Do I Have to Say Good Morning?

Do I Have to Say Good Morning?

It happened again this morning. A young girl walked past me at my gate, a familiar face I have seen enough times to almost know. We were an arm’s stretch away, close enough to notice, far enough to pretend not to. Her face said it all: do I greet this person? Will they respond? Is it weird if I don’t? She said nothing. I said nothing. We both moved on, carrying the small awkwardness of an unsaid word.

Now it is evening and my thoughts have settled in as usual. I ask myself, what is a greeting, really? And why, in a city as alive as Accra, do we seem to be losing the habit?

Let’s be honest about Accra. The city moves fast and thinks faster. By the time most people step outside, their minds are already at work, in traffic, counting costs, carrying weight invisible to anyone walking past. Your cheerful “Good morning!” landing on someone in that state is not rude to ignore, it is just bad timing. I get it. I really do. If you currently reading this, be kind and respond 😉

But here is where it gets complicated for those of us who were raised to greet. Our parents and teachers drilled it into us: greet your elders, greet your neighbours, greet anyone whose eye you catch. It was respect. It was African, or should I say Ghanaian. And somewhere between childhood and adulthood, the city told us something different.

So what do we do? Do we keep greeting into the silence and feel silly? Or do we build a smarter, kinder middle ground?

Here is an approach that is surprisingly helping me navigate. For those who relate, this is for you.

  1. In the initial days you see a familiar face, start with a smile. It costs nothing and asks nothing in return.
  2. If they smile back, a nod or a quiet “good morning” fits naturally.
  3. If you see someone regularly, build up to words. Familiarity earns it.
  4. If there is no response at all, let it go. It is really not about you.

To be clear, I am not saying go around greeting everyone you meet. I am talking about those faces you see every day: the guy at the gate, the woman who parks near you, the colleague on your side of the office. What do we do with them? We already share space. We already exist in each other’s peripheral vision. A smile, a nod, a word costs almost nothing and means more than we realise.

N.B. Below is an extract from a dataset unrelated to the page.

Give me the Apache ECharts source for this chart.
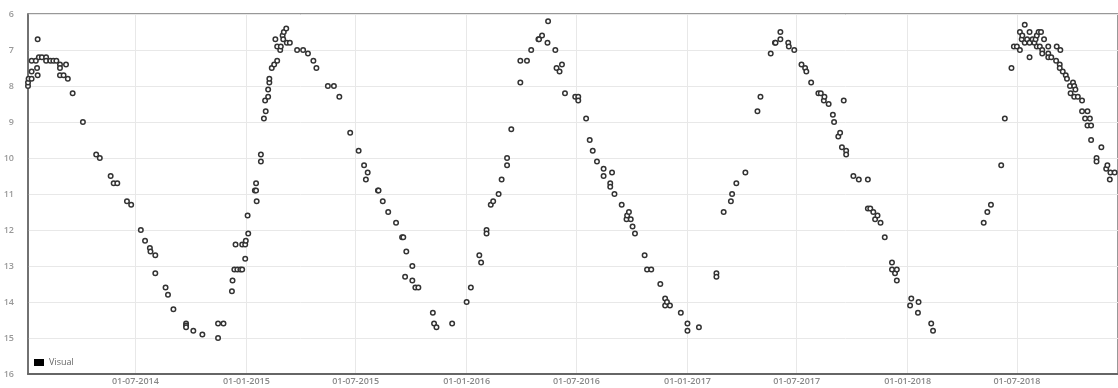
<!DOCTYPE html>
<html>
<head>
<meta charset="utf-8">
<script src="https://cdn.jsdelivr.net/npm/echarts@6/dist/echarts.min.js"></script>
<style>
html,body{margin:0;padding:0;background:#fff;}
#chart{width:1118px;height:388px;}
</style>
</head>
<body>
<div id="chart"></div>
<script>
const seriesName = 'Visual';
const tickLabels = ['01-07-2014','01-01-2015','01-07-2015','01-01-2016','01-07-2016','01-01-2017','01-07-2017','01-01-2018','01-07-2018'];
const yTicks = [6,7,8,9,10,11,12,13,14,15,16];
const xMin = '2014-01-04';
const xMax = '2018-12-15';

const dates = [
'2014-01-04','2014-01-04','2014-01-05','2014-01-10','2014-01-10','2014-01-10','2014-01-17','2014-01-19','2014-01-20','2014-01-20',
'2014-01-22','2014-01-27','2014-02-03','2014-02-03','2014-02-10','2014-02-15','2014-02-20','2014-02-26','2014-02-26','2014-02-26',
'2014-03-04','2014-03-08','2014-03-11','2014-03-19','2014-04-05','2014-04-27','2014-05-03','2014-05-21','2014-05-26','2014-06-01',
'2014-06-17','2014-06-24','2014-07-10','2014-07-17','2014-07-25','2014-07-26','2014-08-03','2014-08-03','2014-08-20','2014-08-24',
'2014-09-02','2014-09-23','2014-09-23','2014-09-23','2014-10-05','2014-10-20','2014-11-15','2014-11-15','2014-11-24','2014-12-08',
'2014-12-09','2014-12-12','2014-12-14','2014-12-17','2014-12-22','2014-12-25','2014-12-25','2014-12-30','2014-12-30','2014-12-31',
'2015-01-03','2015-01-04','2015-01-15','2015-01-17','2015-01-17','2015-01-18','2015-01-25','2015-01-25','2015-01-30','2015-02-01',
'2015-02-02','2015-02-06','2015-02-06','2015-02-08','2015-02-08','2015-02-12','2015-02-16','2015-02-18','2015-02-21','2015-02-21',
'2015-02-26','2015-02-27','2015-03-02','2015-03-03','2015-03-04','2015-03-08','2015-03-09','2015-03-14','2015-03-26','2015-04-05',
'2015-04-13','2015-04-22','2015-04-27','2015-05-16','2015-05-26','2015-06-04','2015-06-22','2015-07-06','2015-07-15','2015-07-18',
'2015-07-21','2015-08-07','2015-08-08','2015-08-15','2015-08-24','2015-09-06','2015-09-16','2015-09-18','2015-09-21','2015-09-23',
'2015-10-03','2015-10-03','2015-10-08','2015-10-13','2015-11-06','2015-11-08','2015-11-12','2015-12-08','2016-01-01','2016-01-08',
'2016-01-22','2016-01-25','2016-02-03','2016-02-03','2016-02-10','2016-02-14','2016-02-23','2016-02-28','2016-03-08','2016-03-08',
'2016-03-15','2016-03-30','2016-03-30','2016-04-10','2016-04-17','2016-04-29','2016-04-30','2016-05-05','2016-05-14','2016-05-15',
'2016-05-27','2016-05-29','2016-06-03','2016-06-07','2016-06-12','2016-06-29','2016-07-04','2016-07-04','2016-07-17','2016-07-23',
'2016-07-28','2016-08-04','2016-08-15','2016-08-15','2016-08-26','2016-08-26','2016-08-29','2016-09-02','2016-09-14','2016-09-22',
'2016-09-23','2016-09-26','2016-09-29','2016-10-02','2016-10-06','2016-10-22','2016-10-26','2016-11-02','2016-11-17','2016-11-25',
'2016-11-25','2016-11-28','2016-12-03','2016-12-21','2017-01-01','2017-01-01','2017-01-20','2017-02-18','2017-02-18','2017-03-02',
'2017-03-14','2017-03-16','2017-03-23','2017-04-07','2017-04-27','2017-05-02','2017-05-19','2017-05-26','2017-05-27','2017-06-04',
'2017-06-04','2017-06-17','2017-06-18','2017-06-27','2017-07-09','2017-07-15','2017-07-17','2017-07-25','2017-08-06','2017-08-10',
'2017-08-15','2017-08-16','2017-08-23','2017-08-30','2017-09-01','2017-09-08','2017-09-11','2017-09-14','2017-09-17','2017-09-21',
'2017-09-21','2017-10-03','2017-10-12','2017-10-27','2017-10-27','2017-10-31','2017-11-05','2017-11-08','2017-11-12','2017-11-17',
'2017-11-24','2017-12-06','2017-12-06','2017-12-11','2017-12-14','2017-12-14','2018-01-05','2018-01-07','2018-01-18','2018-01-19',
'2018-02-09','2018-02-12','2018-05-07','2018-05-13','2018-05-19','2018-06-05','2018-06-11','2018-06-22','2018-06-26','2018-07-01',
'2018-07-06','2018-07-06','2018-07-09','2018-07-10','2018-07-14','2018-07-14','2018-07-18','2018-07-22','2018-07-22','2018-07-22',
'2018-07-27','2018-07-30','2018-08-01','2018-08-03','2018-08-03','2018-08-06','2018-08-08','2018-08-10','2018-08-12','2018-08-12',
'2018-08-15','2018-08-22','2018-08-22','2018-08-22','2018-08-27','2018-09-04','2018-09-05','2018-09-10','2018-09-10','2018-09-11',
'2018-09-15','2018-09-20','2018-09-22','2018-09-27','2018-09-28','2018-10-02','2018-10-04','2018-10-04','2018-10-06','2018-10-10',
'2018-10-17','2018-10-17','2018-10-22','2018-10-26','2018-10-26','2018-10-30','2018-11-01','2018-11-01','2018-11-10','2018-11-10',
'2018-11-18','2018-11-26','2018-11-28','2018-12-02','2018-12-03','2018-12-10'
];

const values = [
8.0,7.9,7.8,7.8,7.6,7.3,7.3,7.5,7.7,6.7,
7.2,7.2,7.2,7.3,7.3,7.3,7.3,7.4,7.5,7.7,
7.7,7.4,7.8,8.2,9.0,9.9,10.0,10.5,10.7,10.7,
11.2,11.3,12.0,12.3,12.5,12.6,12.7,13.2,13.6,13.8,
14.2,14.6,14.65,14.7,14.8,14.9,14.6,15.0,14.6,13.7,
13.4,13.1,12.4,13.1,13.1,13.1,12.4,12.4,12.8,12.3,
11.6,12.1,10.9,10.9,10.7,11.2,10.1,9.9,8.9,8.4,
8.7,8.3,8.1,7.9,7.8,7.5,7.4,6.7,7.3,6.9,
7.0,6.9,6.6,6.7,6.5,6.4,6.8,6.8,7.0,7.0,
7.1,7.3,7.5,8.0,8.0,8.3,9.3,9.8,10.2,10.6,
10.4,10.9,10.9,11.2,11.5,11.8,12.2,12.2,13.3,12.6,
13.0,13.4,13.6,13.6,14.3,14.6,14.7,14.6,14.0,13.6,
12.7,12.9,12.0,12.1,11.3,11.2,11.0,10.6,10.0,10.2,
9.2,7.9,7.3,7.3,7.0,6.7,6.7,6.6,6.8,6.2,
7.0,7.5,7.6,7.4,8.2,8.3,8.3,8.4,8.9,9.5,
9.8,10.1,10.3,10.5,10.7,10.8,10.4,11.0,11.3,11.7,
11.6,11.5,11.7,11.9,12.1,12.7,13.1,13.1,13.5,13.9,
14.1,14.0,14.1,14.3,14.6,14.8,14.7,13.2,13.3,11.5,
11.2,11.0,10.7,10.4,8.7,8.3,7.1,6.8,6.8,6.5,
6.7,6.8,6.9,7.0,7.4,7.5,7.6,7.9,8.2,8.2,
8.4,8.3,8.5,8.8,9.0,9.4,9.3,9.7,8.4,9.8,
9.9,10.5,10.6,10.6,11.4,11.4,11.5,11.7,11.6,11.8,
12.2,12.9,13.1,13.2,13.1,13.4,14.1,13.9,14.3,14.0,
14.6,14.8,11.8,11.5,11.3,10.2,8.9,7.5,6.9,6.9,
7.0,6.5,6.7,6.6,6.3,6.8,6.7,6.5,6.8,7.2,
6.7,6.8,6.7,6.6,6.9,6.5,6.9,6.5,7.0,7.1,
6.7,6.9,7.1,7.2,7.2,7.3,6.9,7.4,7.5,7.0,
7.6,7.7,7.8,8.0,8.2,7.9,8.0,8.3,8.1,8.3,
8.4,8.7,8.9,8.7,9.1,8.9,9.1,9.5,10.0,10.1,
9.7,10.3,10.2,10.6,10.4,10.4
];

function parseDMY(s) {
  const p = s.split('-');
  return Date.UTC(+p[2], +p[1] - 1, +p[0]);
}
function parseYMD(s) {
  const p = s.split('-');
  return Date.UTC(+p[0], +p[1] - 1, +p[2]);
}
function pad(n) { return (n < 10 ? '0' : '') + n; }

const tickValues = tickLabels.map(parseDMY);
const points = dates.map((d, i) => [parseYMD(d), values[i]]);

const chart = echarts.init(document.getElementById('chart'), null, {renderer: 'canvas'});
chart.setOption({
  animation: false,
  backgroundColor: '#fff',
  grid: {
    left: 28, right: 0, top: 14, bottom: 14,
    containLabel: false,
    outerBoundsMode: 'none',
    show: true,
    borderColor: '#777',
    borderWidth: 1.5,
    backgroundColor: 'transparent'
  },
  legend: {
    data: [{name: seriesName, icon: 'rect', itemStyle: {color: '#000', borderWidth: 0}}],
    left: 34,
    top: 358,
    itemWidth: 10,
    itemHeight: 7,
    itemGap: 5,
    textStyle: {fontFamily: 'Open Sans', fontSize: 9, color: '#666'},
    padding: 0
  },
  xAxis: {
    type: 'value',
    min: parseYMD(xMin),
    max: parseYMD(xMax) + 14 * 3600 * 1000,
    axisLine: {show: true, onZero: false, lineStyle: {color: '#666', width: 2}},
    axisTick: {show: false, customValues: tickValues},
    axisLabel: {
      customValues: tickValues,
      margin: 3,
      fontFamily: 'Open Sans',
      fontSize: 9,
      color: '#888',
      fontWeight: 600,
      formatter: function (v) {
        const d = new Date(v);
        return pad(d.getUTCDate()) + '-' + pad(d.getUTCMonth() + 1) + '-' + d.getUTCFullYear();
      }
    },
    splitLine: {show: true, lineStyle: {color: '#e8e8e8', width: 1}}
  },
  yAxis: {
    type: 'value',
    inverse: true,
    min: yTicks[0],
    max: yTicks[yTicks.length - 1],
    interval: 1,
    axisLine: {show: true, onZero: false, lineStyle: {color: '#666', width: 1.5}},
    axisTick: {show: false},
    axisLabel: {margin: 14, fontFamily: 'Open Sans', fontSize: 9, color: '#999', fontWeight: 600},
    splitLine: {show: true, lineStyle: {color: '#e8e8e8', width: 1}}
  },
  series: [{
    name: seriesName,
    type: 'scatter',
    data: points,
    symbol: 'circle',
    symbolSize: 4.5,
    itemStyle: {color: '#fff', borderColor: '#333', borderWidth: 1.5, opacity: 1},
    clip: false
  }]
});
</script>
</body>
</html>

Sometimes the urge just comes. You are walking past someone you have seen a hundred times and something in you wants to say good morning. Do it. That urge is not weakness. It is not lame. It is your humanity reminding you it is still there. And if after two or more occasions of being ignored you decide not to, that is fair.

Now here is the thing I cannot let go unchallenged: the idea that someone who did not greet you does not deserve your help. That you would watch a person walk into danger because they did not say “good morning” first. That is not culture. That is cruelty dressed up in tradition.

Greetings carry respect. But love, the kind that makes you warn a stranger their bag is open or that there is danger ahead, that does not have a greeting requirement. Everyone deserves that, whether they spoke to you or not.

Perhaps that is what our generation needs to renegotiate. Not abandon greetings, they are beautiful, they are ours, but understand that a greeting is an offering, not a transaction. You give it without guarantee of return. And you remain human either way.

To that young girl outside my gate this morning: I understand your confusion. The world handed you a script your parents learned by heart, and then built a city that forgot to rehearse it. You are not alone in figuring this out.

Start with a smile. The rest will follow when it is ready.